During the three years that Colorado Federal has used software from Built Technologies, the $1.8 billion-asset bank has gotten fewer questions from regulators during exams, Elzen said.
Floyd said Pinnacle has seen similar benefits from being able to give regulators temporary access to the software so that they can review its data all in one place. “Our examiners really love it."
Software companies are also getting requests from bank customers to provide more predictive analytics on the loan data being recorded in their systems.
Rabbet already uses machine learning to pull data from Excel sheets and PDFs. The company is now working with several banking clients to allow them to bring historical data onto the platform so they can create predictive analytics.
Last year, Built Technologies released Built Insights in beta form, said Chase Gilbert, the company's CEO. In addition to helping banks understand how their construction loan portfolio is performing, the insights tool will give them alerts when a loan is not performing well or a construction project likely won't be completed before the loan matures. The product will also handle less central tasks, like alerting bankers when a builder's risk insurance is about to expire.
“We’re structuring data that has never been structured before,” Gilbert said. “Most lending technology is designed to originate or service the loan. Neither of those can handle a construction loan and all the moving parts.”
In the future, Built hopes to add market data to the analytics it already provides. Currently, bankers on the company’s platform can see how their loans are performing compared to benchmarks based on the company’s other banking clients.
After Pinnacle's adoption of the technology and its 2017 acquisition of BNC Bancorp, its construction loan volume has tripled in the past two years. “We have about $900 million in commitments, averaging 1,000 draws a month,” Floyd said. “With this tech, I can compare loans outstanding, one month to another. I can get reports about geography of loans and days to maturity for different loans. If something is 100% complete, I can see how long the project ran.”
Software companies in the construction lending space also offer documentation with geographic location.
“When you’re a smaller community bank, regulators like to see diversity within your construction portfolio,” said Jerry McNabb, chief lending officer at the $421 million-asset Valliance Bank in Oklahoma City. “To demonstrate that we can show them geographically where our loans are, this software has a map, and I can go into any house being built in this city or look for any particular price point, so we don’t get loaded up on smaller or larger loan products.”

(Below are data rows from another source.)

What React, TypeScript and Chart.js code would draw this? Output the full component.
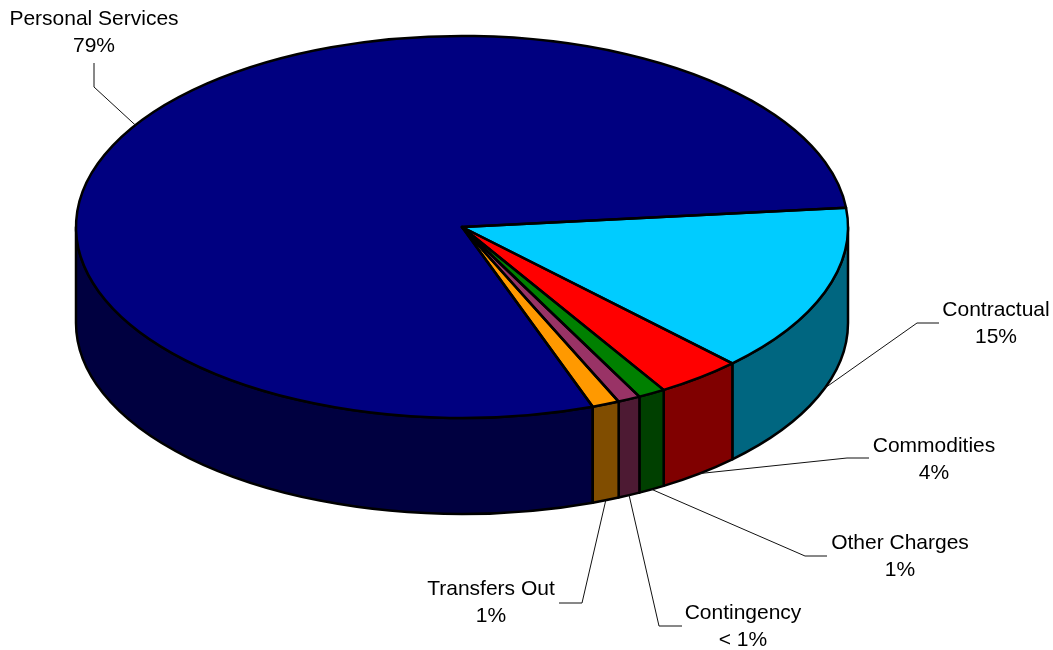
import React, { useEffect, useRef } from 'react';
import { Chart, registerables } from 'chart.js';

Chart.register(...registerables);

// ---- data ----
const categories = ['Personal Services', 'Contractual', 'Commodities', 'Other Charges', 'Contingency', 'Transfers Out'];
const values = [78.9, 14.25, 3.6, 1.15, 0.95, 1.15];
const percentLabels = ['79%', '15%', '4%', '1%', '< 1%', '1%'];

// ---- styles ----
const topColors = ['#000080', '#00CCFF', '#FF0000', '#008000', '#993366', '#FF9900'];
const sideColors = ['#000040', '#006680', '#800000', '#004000', '#4D1A33', '#804D00'];

// ---- layout ----
const GEOM = { cx: 462, cy: 227, rx: 386, ry: 191, depth: 96 };
const LINE_GAP = 27;
const OUTLINE = 2.5;
const labelLayout = [
  { elbow: [94, 87], end: [94, 63], tx: 94, ty: 25 },
  { elbow: [917, 323], end: [939, 323], tx: 996, ty: 316 },
  { elbow: [847, 458], end: [869, 458], tx: 934, ty: 452 },
  { elbow: [805, 556], end: [827, 556], tx: 900, ty: 549 },
  { elbow: [659, 626], end: [682, 626], tx: 743, ty: 619 },
  { elbow: [582, 603], end: [559, 603], tx: 491, ty: 595 },
];

const pie3d = {
  id: 'pie3d',
  beforeDatasetsDraw(chart: any) {
    const ctx = chart.ctx as CanvasRenderingContext2D;
    const meta = chart.getDatasetMeta(0);
    const { cx, cy, rx, ry, depth } = GEOM;
    // side walls (front half only)
    meta.data.forEach((el: any, i: number) => {
      const s = el.startAngle as number;
      const e = el.endAngle as number;
      for (let k = -2; k <= 2; k++) {
        const lo = Math.max(s, k * 2 * Math.PI);
        const hi = Math.min(e, k * 2 * Math.PI + Math.PI);
        if (hi - lo > 1e-6) {
          ctx.save();
          ctx.beginPath();
          ctx.ellipse(cx, cy, rx, ry, 0, lo, hi);
          ctx.ellipse(cx, cy + depth, rx, ry, 0, hi, lo, true);
          ctx.closePath();
          ctx.fillStyle = sideColors[i];
          ctx.fill();
          ctx.lineWidth = OUTLINE;
          ctx.lineJoin = 'round';
          ctx.strokeStyle = '#000';
          ctx.stroke();
          ctx.restore();
        }
      }
    });
    const el0 = meta.data[0];
    const R = el0.outerRadius;
    ctx.save();
    ctx.translate(cx, cy);
    ctx.scale(rx / R, ry / R);
    ctx.translate(-el0.x, -el0.y);
  },
  afterDatasetsDraw(chart: any) {
    const ctx = chart.ctx as CanvasRenderingContext2D;
    ctx.restore();
    const meta = chart.getDatasetMeta(0);
    const { cx, cy, rx, ry, depth } = GEOM;
    // top outlines
    meta.data.forEach((el: any) => {
      ctx.save();
      ctx.beginPath();
      ctx.moveTo(cx, cy);
      ctx.ellipse(cx, cy, rx, ry, 0, el.startAngle, el.endAngle);
      ctx.closePath();
      ctx.lineWidth = OUTLINE;
      ctx.lineJoin = 'round';
      ctx.strokeStyle = '#000';
      ctx.stroke();
      ctx.restore();
    });
    // leader lines + labels
    ctx.save();
    ctx.font = '21px "Liberation Sans", Arial, sans-serif';
    ctx.textAlign = 'center';
    ctx.textBaseline = 'alphabetic';
    meta.data.forEach((el: any, i: number) => {
      const mid = (el.startAngle + el.endAngle) / 2;
      const px = cx + rx * Math.cos(mid);
      let py = cy + ry * Math.sin(mid);
      if (Math.sin(mid) > 0) py += depth;
      const L = labelLayout[i];
      ctx.beginPath();
      ctx.moveTo(px, py);
      ctx.lineTo(L.elbow[0], L.elbow[1]);
      ctx.lineTo(L.end[0], L.end[1]);
      ctx.lineWidth = 1;
      ctx.strokeStyle = '#111';
      ctx.stroke();
      ctx.fillStyle = '#000';
      ctx.fillText(categories[i], L.tx, L.ty);
      ctx.fillText(percentLabels[i], L.tx, L.ty + LINE_GAP);
    });
    ctx.restore();
  },
};

export default function App() {
  const ref = useRef<HTMLCanvasElement | null>(null);
  useEffect(() => {
    if (!ref.current) return;
    const chart = new Chart(ref.current, {
      type: 'pie',
      data: {
        labels: categories,
        datasets: [
          {
            data: values,
            backgroundColor: topColors,
            borderWidth: 0,
            clip: false as any,
          },
        ],
      },
      options: {
        responsive: false,
        animation: false,
        rotation: 160.2,
        layout: { padding: 0 },
        plugins: {
          legend: { display: false },
          tooltip: { enabled: false },
        },
        events: [],
      },
      plugins: [pie3d],
    });
    return () => chart.destroy();
  }, []);
  return (
    <div style={{ position: 'fixed', left: 0, top: 0, width: 1053, height: 650, background: '#fff' }}>
      <canvas ref={ref} width={1053} height={650} style={{ display: 'block' }} />
    </div>
  );
}
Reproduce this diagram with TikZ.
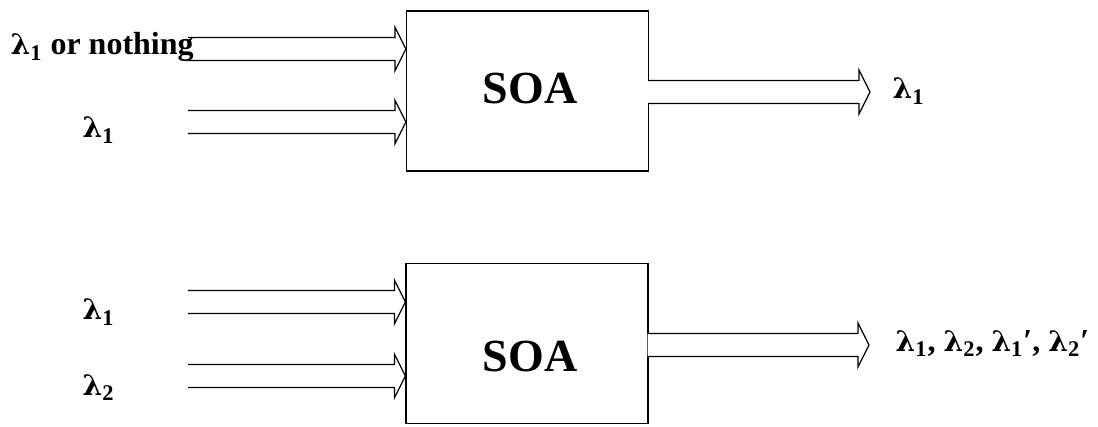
\documentclass[tikz,border=0pt]{standalone}
\usepackage{fontspec}
\setmainfont{Liberation Serif}
\newfontfamily\lamfont{DejaVu Serif}[Scale=0.88]
\newcommand{\lam}[1]{{\lamfont λ}\textsubscript{#1}}
\usetikzlibrary{calc}

% hollow arrow: body from #2 to the tip #3
\newcommand{\fatarrow}[3][]{%
  \draw[#1] ($(#2)+(0,-11.5)$) -- ($(#3)+(-11,-11.5)$) -- ($(#3)+(-11,-22)$) -- (#3)
    -- ($(#3)+(-11,22)$) -- ($(#3)+(-11,11.5)$) -- ($(#2)+(0,11.5)$);%
}

\begin{document}
\begin{tikzpicture}[x=0.5pt, y=-0.5pt, line width=0.6pt,
    soabox/.style={draw, minimum width=121pt, minimum height=80pt, inner sep=0pt},
    soatext/.style={font=\bfseries\fontsize{23}{26}\selectfont},
    lab/.style={font=\bfseries\fontsize{16}{18}\selectfont, inner sep=0pt}]
    \useasboundingbox (0,0) rectangle (1098,427);

    % Amplifiers
    \node[soabox] (soa1) at (527.5,91) {};
    \node[soabox] (soa2) at (527,343.5) {};
    \node[soatext] (name1) at (530,88) {SOA};
    \node[soatext] (name2) at (530,356) {SOA};

    % Input labels
    \node[lab, anchor=base west] (lin1) at (10,55) {\lam{1} or nothing};
    \node[lab, anchor=base west] (lin2) at (82,138) {\lam{1}};
    \node[lab, anchor=base west] (lin3) at (82,320) {\lam{1}};
    \node[lab, anchor=base west] (lin4) at (82,395) {\lam{2}};

    % Output labels
    \node[lab, anchor=base west] (lout1) at (892,99) {\lam{1}};
    \node[lab, anchor=base west] (lout2) at (895,351)
        {\lam{1}, \lam{2}, \lam{1}′, \lam{2}′};

    % Input arrows
    \coordinate (in1) at (188,49);
    \coordinate (in2) at (188,122);
    \coordinate (in3) at (188,302);
    \coordinate (in4) at (188,376);
    \foreach \i/\b in {1/soa1,2/soa1,3/soa2,4/soa2}
        \coordinate (tip\i) at (in\i -| \b.west);
    \foreach \i in {1,...,4} \fatarrow{in\i}{tip\i};

    % Output arrows
    \coordinate (out1) at (870,92);
    \coordinate (out2) at (869,345);
    \foreach \i in {1,2} {
        \coordinate (from\i) at ($(out\i -| soa\i.east)+(-1,0)$);
        \fatarrow[fill=white]{from\i}{out\i};
    }
\end{tikzpicture}
\end{document}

Around 30% of Valliance’s loan portfolio is made up of construction loans, and the bank uses construction lending software from BankLabs.
Fiserv offers banking clients a construction lending software suite from a company formerly known as PC Lender. The software company is working on integrating optical character recognition that validates documents and intelligent character recognition that reads the data on documents and then inputs that into its software. The company has been with Fiserv for 18 months, and a small portion of Fiserv’s customer base has adopted it.
“There are some folks who are married to current processes,” Urban said. “When you consider the document review process, the imaging process, data validation tools, exchanging data with third parties with application programming interfaces — it’s only a matter of time before the lenders embrace that tech.”